Bank of China releases $28 million in digitally structured notes on the Ethereum blockchain
By: Ikenna Odunze

June 13, 2023 5:09 AM
Regulators in Hong Kong and Switzerland oversee the security tokens.
On June 12, the investment bank affiliate of Bank of China, BOCI, announced→ the issuing of 200 million Chinese yuan ($28 million) in digital structured notes produced on the Ethereum blockchain. BOCI is the first Chinese financial institution in Hong Kong to issue a tokenized security. UBS, an investment bank, assisted in developing the product for distribution to a client in the Asia-Pacific area. BOCI's vice CEO, Ying Wang, commented:
"By developing blockchain-based digital structured products designed specifically for Asia Pacific customers, we are driving the simplification of digital asset markets and products for customers in Asia Pacific."
At the same time, UBS has been increasing the number of its structured products, fixed income, and repo financing that are tokenized. The company tokenized a $50 million fixed-rate note in December 2022, digitalizing it on a permissioned blockchain and subjecting it to English and Swiss legislation.

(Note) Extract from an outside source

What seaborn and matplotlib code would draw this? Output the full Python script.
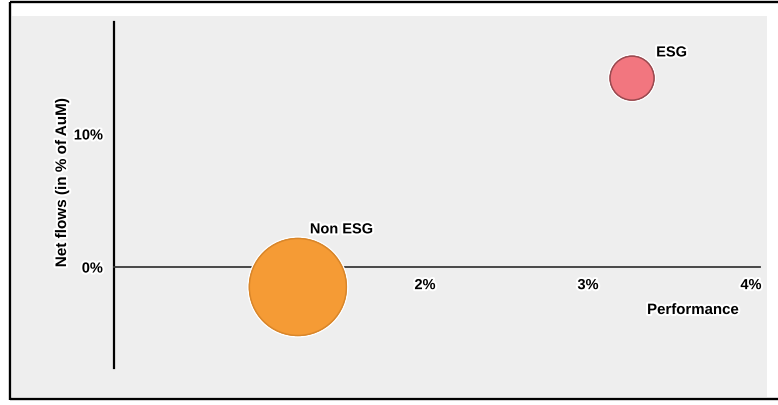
import matplotlib
matplotlib.use("Agg")
import matplotlib.pyplot as plt
import seaborn as sns
import pandas as pd
from matplotlib import patheffects as pe
from matplotlib.patches import Rectangle
from matplotlib.lines import Line2D

# Fund groups: performance (%), net flows (% of AuM) and share of assets
funds = ["ESG", "Non ESG"]
performance = [3.27, 1.22]
net_flows = [14.2, -1.5]
aum_share = [17, 83]
fund_colors = ["#F2767F", "#F59B35"]
edge_colors = ["#9A4A50", "#D9862A"]
x_ticks = [2, 3, 4]
x_tick_labels = ["2%", "3%", "4%"]
y_ticks = [0, 10]
y_tick_labels = ["0%", "10%"]

df = pd.DataFrame({"fund": funds, "performance": performance,
                   "net_flows": net_flows, "aum": aum_share})

sns.set_theme(style="white")
plt.rcParams["font.family"] = ["Liberation Sans", "DejaVu Sans"]
plt.rcParams["font.weight"] = "bold"

W, H = 778, 405
fig = plt.figure(figsize=(W / 100, H / 100), dpi=100)
fig.patch.set_facecolor("white")

def fx(px):
    return px / W

def fy(py):
    return 1 - py / H

# grey panel and black frame
fig.add_artist(Rectangle((fx(12), fy(397)), fx(767) - fx(12), fy(16) - fy(397),
                         transform=fig.transFigure, facecolor="#EEEEEE",
                         edgecolor="none", zorder=0))
frame = dict(color="black", lw=1.7, solid_capstyle="butt", zorder=1)
fig.add_artist(Line2D([fx(9.5), fx(9.5)], [fy(1.5), fy(399.5)], **frame))
fig.add_artist(Line2D([fx(9.5), 1], [fy(1.7), fy(1.7)], **frame))
fig.add_artist(Line2D([fx(9.5), 1], [fy(399.3), fy(399.3)], **frame))

ax = fig.add_axes([fx(114), fy(368), fx(760) - fx(114), fy(22) - fy(368)])
ax.set_facecolor("none")

halo = [pe.withStroke(linewidth=3, foreground="white")]

max_area = 4875
sns.scatterplot(data=df, x="performance", y="net_flows", size="aum",
                sizes=(0, max_area), size_norm=(0, max(aum_share)),
                hue="fund", palette=dict(zip(funds, fund_colors)),
                legend=False, ax=ax, zorder=3, linewidth=1)
coll = ax.collections[-1]
coll.set_edgecolors(edge_colors)
coll.set_path_effects(halo + [pe.Normal()])

ax.set_xlim(0.092, 4.055)
ax.set_ylim(-7.59, 18.42)

for s in ["top", "right"]:
    ax.spines[s].set_visible(False)
ax.spines["left"].set_color("black")
ax.spines["left"].set_linewidth(1.6)
ax.spines["bottom"].set_position(("data", 0))
ax.spines["bottom"].set_color("#3A3A3A")
ax.spines["bottom"].set_linewidth(1.3)
ax.spines["left"].set_zorder(2)
ax.spines["bottom"].set_zorder(2)

ax.set_xticks(x_ticks)
ax.set_xticklabels(x_tick_labels, fontsize=10.5, fontweight="bold", color="black")
ax.tick_params(axis="x", length=0, pad=8)
ax.set_yticks(y_ticks)
ax.set_yticklabels(y_tick_labels, fontsize=10.5, fontweight="bold", color="black")
ax.tick_params(axis="y", length=4.3, width=1.3, color="#3A3A3A", pad=3.6)
ax.yaxis.get_major_ticks()[1].tick1line.set_visible(False)
for lab in ax.get_xticklabels() + ax.get_yticklabels():
    lab.set_path_effects(halo)
ax.set_xlabel("")
ax.set_ylabel("")

# bubble labels
offsets = {"ESG": (28.5, 18.5), "Non ESG": (31.5, 41.5)}
for f, x, y in zip(funds, performance, net_flows):
    ax.annotate(f, xy=(x, y), xytext=offsets[f], textcoords="offset points",
                ha="center", va="center", fontsize=10.5, fontweight="bold",
                color="black", path_effects=halo, zorder=4)

fig.text(fx(693), fy(310), "Performance", ha="center", va="center",
         fontsize=10.8, fontweight="bold", color="black", path_effects=halo)
fig.text(fx(62), fy(182.5), "Net flows (in % of AuM)", ha="center", va="center",
         rotation=90, fontsize=11, fontweight="bold", color="black",
         path_effects=halo)

fig.savefig("out.png", dpi=100)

As previously reported, Hong Kong opened retail crypto exchange access on June 1. Approximately two weeks later, Joseph Chan Ho-Lim, the government of Hong Kong's under-secretary for financial services and the treasury, stated→ that the special administrative region is "actively participating" in the blockchain industry and plans to establish a framework for stablecoin regulation within a year.
With a yearly yield of 4.05%, Hong Kong issued a HK$800 million green bond on Goldman Sachs' GS DAP tokenization protocol on February 16th. Over $70 million was amassed prior to the debut of two cryptocurrency exchange-traded funds in Hong Kong in December 2022.